** What the exercise asks **
Strip the pictures and reproduce the rest of the listing exactly.
# START OF Data lines
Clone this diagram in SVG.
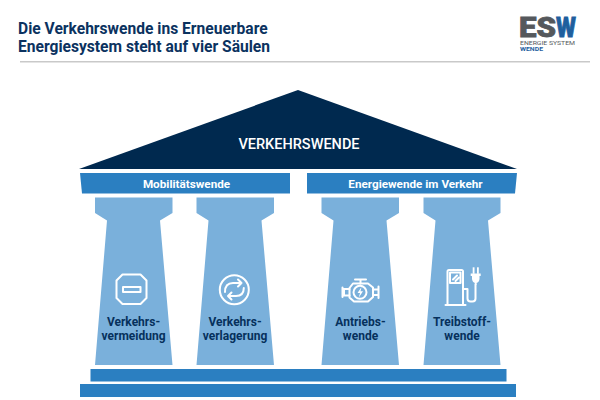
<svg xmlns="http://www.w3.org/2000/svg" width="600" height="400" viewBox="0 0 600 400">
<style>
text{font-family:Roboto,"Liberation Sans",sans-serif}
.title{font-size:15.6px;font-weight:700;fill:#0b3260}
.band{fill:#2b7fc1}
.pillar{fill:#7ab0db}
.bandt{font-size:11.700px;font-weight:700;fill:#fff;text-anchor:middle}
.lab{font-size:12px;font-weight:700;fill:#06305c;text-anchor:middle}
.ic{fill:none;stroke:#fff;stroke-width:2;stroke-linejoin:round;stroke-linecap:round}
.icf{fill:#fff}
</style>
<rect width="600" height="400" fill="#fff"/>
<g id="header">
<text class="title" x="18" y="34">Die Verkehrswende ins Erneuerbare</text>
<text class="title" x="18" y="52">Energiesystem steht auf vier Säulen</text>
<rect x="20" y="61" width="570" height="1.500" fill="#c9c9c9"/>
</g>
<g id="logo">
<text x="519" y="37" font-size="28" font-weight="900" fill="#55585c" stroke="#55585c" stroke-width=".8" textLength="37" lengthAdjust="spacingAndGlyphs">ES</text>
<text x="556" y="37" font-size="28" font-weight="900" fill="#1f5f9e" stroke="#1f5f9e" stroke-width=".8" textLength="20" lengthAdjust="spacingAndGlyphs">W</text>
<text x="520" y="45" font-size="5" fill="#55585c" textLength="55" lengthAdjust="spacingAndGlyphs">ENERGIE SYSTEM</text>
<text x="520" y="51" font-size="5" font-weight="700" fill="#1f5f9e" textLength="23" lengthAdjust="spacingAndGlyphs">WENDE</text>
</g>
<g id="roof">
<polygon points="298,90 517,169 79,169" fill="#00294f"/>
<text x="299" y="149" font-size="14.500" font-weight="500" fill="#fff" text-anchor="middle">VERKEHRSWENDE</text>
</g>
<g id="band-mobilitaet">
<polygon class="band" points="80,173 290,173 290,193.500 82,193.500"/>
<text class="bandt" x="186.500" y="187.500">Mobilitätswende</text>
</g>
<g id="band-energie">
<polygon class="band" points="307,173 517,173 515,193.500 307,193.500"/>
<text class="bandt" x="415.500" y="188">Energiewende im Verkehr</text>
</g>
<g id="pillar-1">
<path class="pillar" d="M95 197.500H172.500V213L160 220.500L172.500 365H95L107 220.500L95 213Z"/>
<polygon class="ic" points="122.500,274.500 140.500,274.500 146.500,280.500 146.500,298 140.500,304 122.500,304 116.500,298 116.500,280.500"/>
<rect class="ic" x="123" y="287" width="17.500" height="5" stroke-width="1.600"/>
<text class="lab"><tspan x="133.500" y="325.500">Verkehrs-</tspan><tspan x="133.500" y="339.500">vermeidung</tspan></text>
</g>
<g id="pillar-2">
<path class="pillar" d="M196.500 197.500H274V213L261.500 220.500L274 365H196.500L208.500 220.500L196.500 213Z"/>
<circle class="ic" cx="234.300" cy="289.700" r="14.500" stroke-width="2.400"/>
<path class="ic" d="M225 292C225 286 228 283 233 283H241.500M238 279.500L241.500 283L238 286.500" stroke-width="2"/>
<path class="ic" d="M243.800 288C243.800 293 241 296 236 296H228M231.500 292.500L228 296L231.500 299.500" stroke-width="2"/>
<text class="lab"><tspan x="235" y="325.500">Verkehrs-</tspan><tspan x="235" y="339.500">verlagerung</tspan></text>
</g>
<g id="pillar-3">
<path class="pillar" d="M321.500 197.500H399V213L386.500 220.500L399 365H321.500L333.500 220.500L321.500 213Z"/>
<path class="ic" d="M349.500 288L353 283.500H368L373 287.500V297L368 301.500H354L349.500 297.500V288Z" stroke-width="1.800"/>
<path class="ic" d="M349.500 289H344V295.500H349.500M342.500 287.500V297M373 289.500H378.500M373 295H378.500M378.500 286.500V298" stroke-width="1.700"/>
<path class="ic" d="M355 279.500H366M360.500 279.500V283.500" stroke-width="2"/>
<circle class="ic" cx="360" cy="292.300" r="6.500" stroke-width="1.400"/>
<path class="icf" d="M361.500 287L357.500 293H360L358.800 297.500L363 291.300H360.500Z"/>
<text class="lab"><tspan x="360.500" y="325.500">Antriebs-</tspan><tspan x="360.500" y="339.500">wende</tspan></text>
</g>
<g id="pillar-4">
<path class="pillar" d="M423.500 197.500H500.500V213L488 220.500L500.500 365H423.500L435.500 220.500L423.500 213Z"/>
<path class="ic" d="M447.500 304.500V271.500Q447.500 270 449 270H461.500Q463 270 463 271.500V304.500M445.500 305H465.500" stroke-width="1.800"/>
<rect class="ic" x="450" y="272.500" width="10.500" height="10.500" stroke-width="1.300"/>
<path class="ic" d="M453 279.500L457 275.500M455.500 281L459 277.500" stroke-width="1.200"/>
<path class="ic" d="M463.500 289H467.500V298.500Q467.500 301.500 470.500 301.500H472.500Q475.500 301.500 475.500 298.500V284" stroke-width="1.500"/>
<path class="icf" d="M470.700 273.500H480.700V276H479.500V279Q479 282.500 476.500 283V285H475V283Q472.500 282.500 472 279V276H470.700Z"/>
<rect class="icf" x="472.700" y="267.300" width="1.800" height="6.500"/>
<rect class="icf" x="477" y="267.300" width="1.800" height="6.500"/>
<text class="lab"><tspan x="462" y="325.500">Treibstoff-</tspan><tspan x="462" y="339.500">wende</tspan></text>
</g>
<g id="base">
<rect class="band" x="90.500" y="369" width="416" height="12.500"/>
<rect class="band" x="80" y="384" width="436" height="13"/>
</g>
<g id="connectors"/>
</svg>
# END OF Data lines
** Result **
Clone this diagram in SVG.
<svg xmlns="http://www.w3.org/2000/svg" width="600" height="400" viewBox="0 0 600 400">
<style>
text{font-family:Roboto,"Liberation Sans",sans-serif}
.title{font-size:15.6px;font-weight:700;fill:#0b3260}
.band{fill:#2b7fc1}
.pillar{fill:#7ab0db}
.bandt{font-size:11.700px;font-weight:700;fill:#fff;text-anchor:middle}
.lab{font-size:12px;font-weight:700;fill:#06305c;text-anchor:middle}
.ic{fill:none;stroke:#fff;stroke-width:2;stroke-linejoin:round;stroke-linecap:round}
.icf{fill:#fff}
</style>
<rect width="600" height="400" fill="#fff"/>
<g id="header">
<text class="title" x="18" y="34">Die Verkehrswende ins Erneuerbare</text>
<text class="title" x="18" y="52">Energiesystem steht auf vier Säulen</text>
<rect x="20" y="61" width="570" height="1.500" fill="#c9c9c9"/>
</g>
<g id="logo">
<text x="519" y="37" font-size="28" font-weight="900" fill="#55585c" stroke="#55585c" stroke-width=".8" textLength="37" lengthAdjust="spacingAndGlyphs">ES</text>
<text x="556" y="37" font-size="28" font-weight="900" fill="#1f5f9e" stroke="#1f5f9e" stroke-width=".8" textLength="20" lengthAdjust="spacingAndGlyphs">W</text>
<text x="520" y="45" font-size="5" fill="#55585c" textLength="55" lengthAdjust="spacingAndGlyphs">ENERGIE SYSTEM</text>
<text x="520" y="51" font-size="5" font-weight="700" fill="#1f5f9e" textLength="23" lengthAdjust="spacingAndGlyphs">WENDE</text>
</g>
<g id="roof">
<polygon points="298,90 517,169 79,169" fill="#00294f"/>
<text x="299" y="149" font-size="14.500" font-weight="500" fill="#fff" text-anchor="middle">VERKEHRSWENDE</text>
</g>
<g id="band-mobilitaet">
<polygon class="band" points="80,173 290,173 290,193.500 82,193.500"/>
<text class="bandt" x="186.500" y="187.500">Mobilitätswende</text>
</g>
<g id="band-energie">
<polygon class="band" points="307,173 517,173 515,193.500 307,193.500"/>
<text class="bandt" x="415.500" y="188">Energiewende im Verkehr</text>
</g>
<g id="pillar-1">
<path class="pillar" d="M95 197.500H172.500V213L160 220.500L172.500 365H95L107 220.500L95 213Z"/>
<polygon class="ic" points="122.500,274.500 140.500,274.500 146.500,280.500 146.500,298 140.500,304 122.500,304 116.500,298 116.500,280.500"/>
<rect class="ic" x="123" y="287" width="17.500" height="5" stroke-width="1.600"/>
<text class="lab"><tspan x="133.500" y="325.500">Verkehrs-</tspan><tspan x="133.500" y="339.500">vermeidung</tspan></text>
</g>
<g id="pillar-2">
<path class="pillar" d="M196.500 197.500H274V213L261.500 220.500L274 365H196.500L208.500 220.500L196.500 213Z"/>
<circle class="ic" cx="234.300" cy="289.700" r="14.500" stroke-width="2.400"/>
<path class="ic" d="M225 292C225 286 228 283 233 283H241.500M238 279.500L241.500 283L238 286.500" stroke-width="2"/>
<path class="ic" d="M243.800 288C243.800 293 241 296 236 296H228M231.500 292.500L228 296L231.500 299.500" stroke-width="2"/>
<text class="lab"><tspan x="235" y="325.500">Verkehrs-</tspan><tspan x="235" y="339.500">verlagerung</tspan></text>
</g>
<g id="pillar-3">
<path class="pillar" d="M321.500 197.500H399V213L386.500 220.500L399 365H321.500L333.500 220.500L321.500 213Z"/>
<path class="ic" d="M349.500 288L353 283.500H368L373 287.500V297L368 301.500H354L349.500 297.500V288Z" stroke-width="1.800"/>
<path class="ic" d="M349.500 289H344V295.500H349.500M342.500 287.500V297M373 289.500H378.500M373 295H378.500M378.500 286.500V298" stroke-width="1.700"/>
<path class="ic" d="M355 279.500H366M360.500 279.500V283.500" stroke-width="2"/>
<circle class="ic" cx="360" cy="292.300" r="6.500" stroke-width="1.400"/>
<path class="icf" d="M361.500 287L357.500 293H360L358.800 297.500L363 291.300H360.500Z"/>
<text class="lab"><tspan x="360.500" y="325.500">Antriebs-</tspan><tspan x="360.500" y="339.500">wende</tspan></text>
</g>
<g id="pillar-4">
<path class="pillar" d="M423.500 197.500H500.500V213L488 220.500L500.500 365H423.500L435.500 220.500L423.500 213Z"/>
<path class="ic" d="M447.500 304.500V271.500Q447.500 270 449 270H461.500Q463 270 463 271.500V304.500M445.500 305H465.500" stroke-width="1.800"/>
<rect class="ic" x="450" y="272.500" width="10.500" height="10.500" stroke-width="1.300"/>
<path class="ic" d="M453 279.500L457 275.500M455.500 281L459 277.500" stroke-width="1.200"/>
<path class="ic" d="M463.500 289H467.500V298.500Q467.500 301.500 470.500 301.500H472.500Q475.500 301.500 475.500 298.500V284" stroke-width="1.500"/>
<path class="icf" d="M470.700 273.500H480.700V276H479.500V279Q479 282.500 476.500 283V285H475V283Q472.500 282.500 472 279V276H470.700Z"/>
<rect class="icf" x="472.700" y="267.300" width="1.800" height="6.500"/>
<rect class="icf" x="477" y="267.300" width="1.800" height="6.500"/>
<text class="lab"><tspan x="462" y="325.500">Treibstoff-</tspan><tspan x="462" y="339.500">wende</tspan></text>
</g>
<g id="base">
<rect class="band" x="90.500" y="369" width="416" height="12.500"/>
<rect class="band" x="80" y="384" width="436" height="13"/>
</g>
<g id="connectors"/>
</svg>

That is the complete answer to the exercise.